Image credit: Reuters

This season, though, it is said he has taken on board some of the lessons of Jurgen Klopp’s press, and the spread of that type of play through the league. He uses Sanchez as a similar “trigger” for pressing. Arsenal do look a much more dangerous team without the ball these days.
In these fixtures in the last decade, Arsenal have been allowed to retain possession only to ponderously do nothing with it against poised defences. Not so recently: the way Sanchez presses, and then runs at an angle, creates space for the lively new attack to charge into. They are suddenly a real menace without the ball, waiting to burst once they have it. It has often been exhilarating.

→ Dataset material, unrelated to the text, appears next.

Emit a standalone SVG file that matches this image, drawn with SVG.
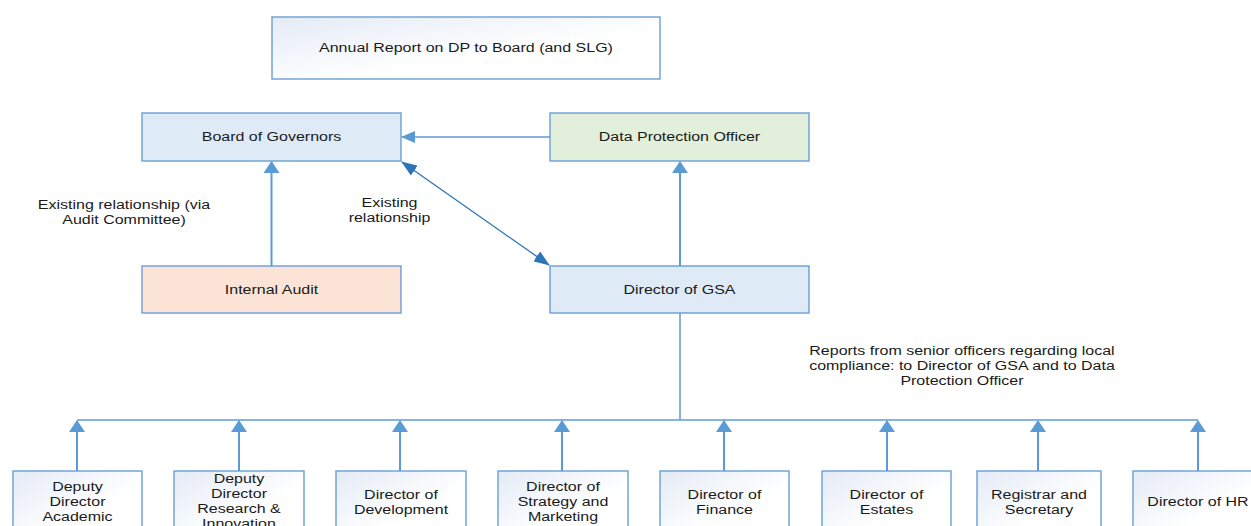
<svg xmlns="http://www.w3.org/2000/svg" width="1251" height="526" viewBox="0 0 1251 526">
<defs>
<linearGradient id="gw" x1="0" y1="0" x2="1" y2="1">
<stop offset="0" stop-color="#e4ebf6"/>
<stop offset="0.6" stop-color="#ffffff"/>
<stop offset="1" stop-color="#ffffff"/>
</linearGradient>
<marker id="ah" markerUnits="userSpaceOnUse" markerWidth="16" markerHeight="16" viewBox="0 0 12 16" refX="11" refY="8" orient="auto">
<path d="M0,0 L12,8 L0,16 Z" fill="#5b9bd5"/>
</marker>
<marker id="ahs" markerUnits="userSpaceOnUse" markerWidth="14" markerHeight="12" viewBox="0 0 14 12" refX="13" refY="6" orient="auto">
<path d="M0,0 L14,6 L0,12 Z" fill="#5b9bd5"/>
</marker>
<marker id="ad" markerUnits="userSpaceOnUse" markerWidth="16" markerHeight="12" viewBox="0 0 16 12" refX="15" refY="6" orient="auto-start-reverse">
<path d="M0,0 L16,6 L0,12 Z" fill="#2e75b6"/>
</marker>
</defs>
<style>
.box{stroke:#6a9fd4;stroke-width:1.4}
.w{fill:url(#gw)}
.blue{fill:#deeaf6}
.green{fill:#e2efda}
.peach{fill:#fbe4d5}
text{font-family:"Liberation Sans",Arial,sans-serif;font-size:12.5px;fill:#1a1a1a;text-anchor:middle}
.ln{stroke:#5b9bd5;fill:none}
</style>
<g id="annual-report"><rect class="box w" x="272" y="17" width="388" height="62"/><text transform="scale(1.28 1)" x="364.06" y="52">Annual Report on DP to Board (and SLG)</text></g>
<g id="board"><rect class="box blue" x="142" y="113" width="259" height="48"/><text transform="scale(1.28 1)" x="212.11" y="141.5">Board of Governors</text></g>
<g id="dpo"><rect class="box green" x="550" y="113" width="259" height="48"/><text transform="scale(1.28 1)" x="530.86" y="141.5">Data Protection Officer</text></g>
<g id="internal-audit"><rect class="box peach" x="142" y="266" width="259" height="47"/><text transform="scale(1.28 1)" x="212.11" y="294.5">Internal Audit</text></g>
<g id="gsa"><rect class="box blue" x="550" y="266" width="259" height="47"/><text transform="scale(1.28 1)" x="530.86" y="294.5">Director of GSA</text></g>
<g id="label-audit"><text transform="scale(1.28 1)" x="96.88" y="209.5">Existing relationship (via</text><text transform="scale(1.28 1)" x="96.88" y="224.5">Audit Committee)</text></g>
<g id="label-existing"><text transform="scale(1.28 1)" x="304.3" y="207">Existing</text><text transform="scale(1.28 1)" x="304.3" y="222">relationship</text></g>
<g id="label-reports"><text transform="scale(1.28 1)" x="751.56" y="355">Reports from senior officers regarding local</text><text transform="scale(1.28 1)" x="751.56" y="370">compliance: to Director of GSA and to Data</text><text transform="scale(1.28 1)" x="751.56" y="385">Protection Officer</text></g>
<g id="connectors">
<line class="ln" x1="550" y1="137" x2="402" y2="137" stroke-width="1.5" marker-end="url(#ahs)"/>
<line class="ln" x1="271.5" y1="266" x2="271.5" y2="162" stroke-width="2" marker-end="url(#ah)"/>
<line class="ln" x1="680" y1="266" x2="680" y2="162" stroke-width="2" marker-end="url(#ah)"/>
<line x1="402" y1="162" x2="549" y2="265" stroke="#2e75b6" stroke-width="1.3" marker-start="url(#ad)" marker-end="url(#ad)"/>
<line class="ln" x1="680" y1="313" x2="680" y2="420" stroke-width="1.5"/>
<line class="ln" x1="77" y1="420" x2="1198" y2="420" stroke-width="1.5"/>
<line class="ln" x1="77" y1="471" x2="77" y2="421" stroke-width="2" marker-end="url(#ah)"/>
<line class="ln" x1="239" y1="471" x2="239" y2="421" stroke-width="2" marker-end="url(#ah)"/>
<line class="ln" x1="400" y1="471" x2="400" y2="421" stroke-width="2" marker-end="url(#ah)"/>
<line class="ln" x1="562" y1="471" x2="562" y2="421" stroke-width="2" marker-end="url(#ah)"/>
<line class="ln" x1="724" y1="471" x2="724" y2="421" stroke-width="2" marker-end="url(#ah)"/>
<line class="ln" x1="887" y1="471" x2="887" y2="421" stroke-width="2" marker-end="url(#ah)"/>
<line class="ln" x1="1038" y1="471" x2="1038" y2="421" stroke-width="2" marker-end="url(#ah)"/>
<line class="ln" x1="1198" y1="471" x2="1198" y2="421" stroke-width="2" marker-end="url(#ah)"/>
</g>
<g id="dd-academic"><rect class="box w" x="13" y="471" width="129" height="70"/><text transform="scale(1.28 1)" x="60.55" y="491">Deputy</text><text transform="scale(1.28 1)" x="60.55" y="506">Director</text><text transform="scale(1.28 1)" x="60.55" y="521">Academic</text></g>
<g id="dd-research"><rect class="box w" x="174" y="471" width="130" height="70"/><text transform="scale(1.28 1)" x="186.72" y="483">Deputy</text><text transform="scale(1.28 1)" x="186.72" y="498">Director</text><text transform="scale(1.28 1)" x="186.72" y="513">Research &amp;</text><text transform="scale(1.28 1)" x="186.72" y="528">Innovation</text></g>
<g id="dir-development"><rect class="box w" x="336" y="471" width="130" height="70"/><text transform="scale(1.28 1)" x="313.28" y="499">Director of</text><text transform="scale(1.28 1)" x="313.28" y="514">Development</text></g>
<g id="dir-strategy"><rect class="box w" x="498" y="471" width="130" height="70"/><text transform="scale(1.28 1)" x="439.84" y="491">Director of</text><text transform="scale(1.28 1)" x="439.84" y="506">Strategy and</text><text transform="scale(1.28 1)" x="439.84" y="521">Marketing</text></g>
<g id="dir-finance"><rect class="box w" x="660" y="471" width="129" height="70"/><text transform="scale(1.28 1)" x="566.02" y="499">Director of</text><text transform="scale(1.28 1)" x="566.02" y="514">Finance</text></g>
<g id="dir-estates"><rect class="box w" x="822" y="471" width="129" height="70"/><text transform="scale(1.28 1)" x="692.58" y="499">Director of</text><text transform="scale(1.28 1)" x="692.58" y="514">Estates</text></g>
<g id="registrar"><rect class="box w" x="977" y="471" width="124" height="70"/><text transform="scale(1.28 1)" x="811.72" y="499">Registrar and</text><text transform="scale(1.28 1)" x="811.72" y="514">Secretary</text></g>
<g id="dir-hr"><rect class="box w" x="1133" y="471" width="130" height="70"/><text transform="scale(1.28 1)" x="935.94" y="506">Director of HR</text></g>
</svg>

It is also, of course, the type of thing that has been stopped in miserable Novembers in years past - or by Mourinho and United. The Portuguese came up with the defensive approach to neutralise Liverpool in October, too. Now, he will have to readjust again, but without Ibrahimovic.
Could that actually play into United's hand? Could it mean the cutting edge of Marcus Rashford or Anthony Martial on the break, who play with the pace Arsenal have often been susceptible to? Is it possible one big absence on the other side actually comes at the wrong time for Wenger, or will Sanchez's return render all that irrelevant? Will Wenger's painful week - and record against United and Mourinho - be prolonged, or will Mourinho's own troubles go on?
Much will depend on Sanchez, especially if he is the only main striker playing.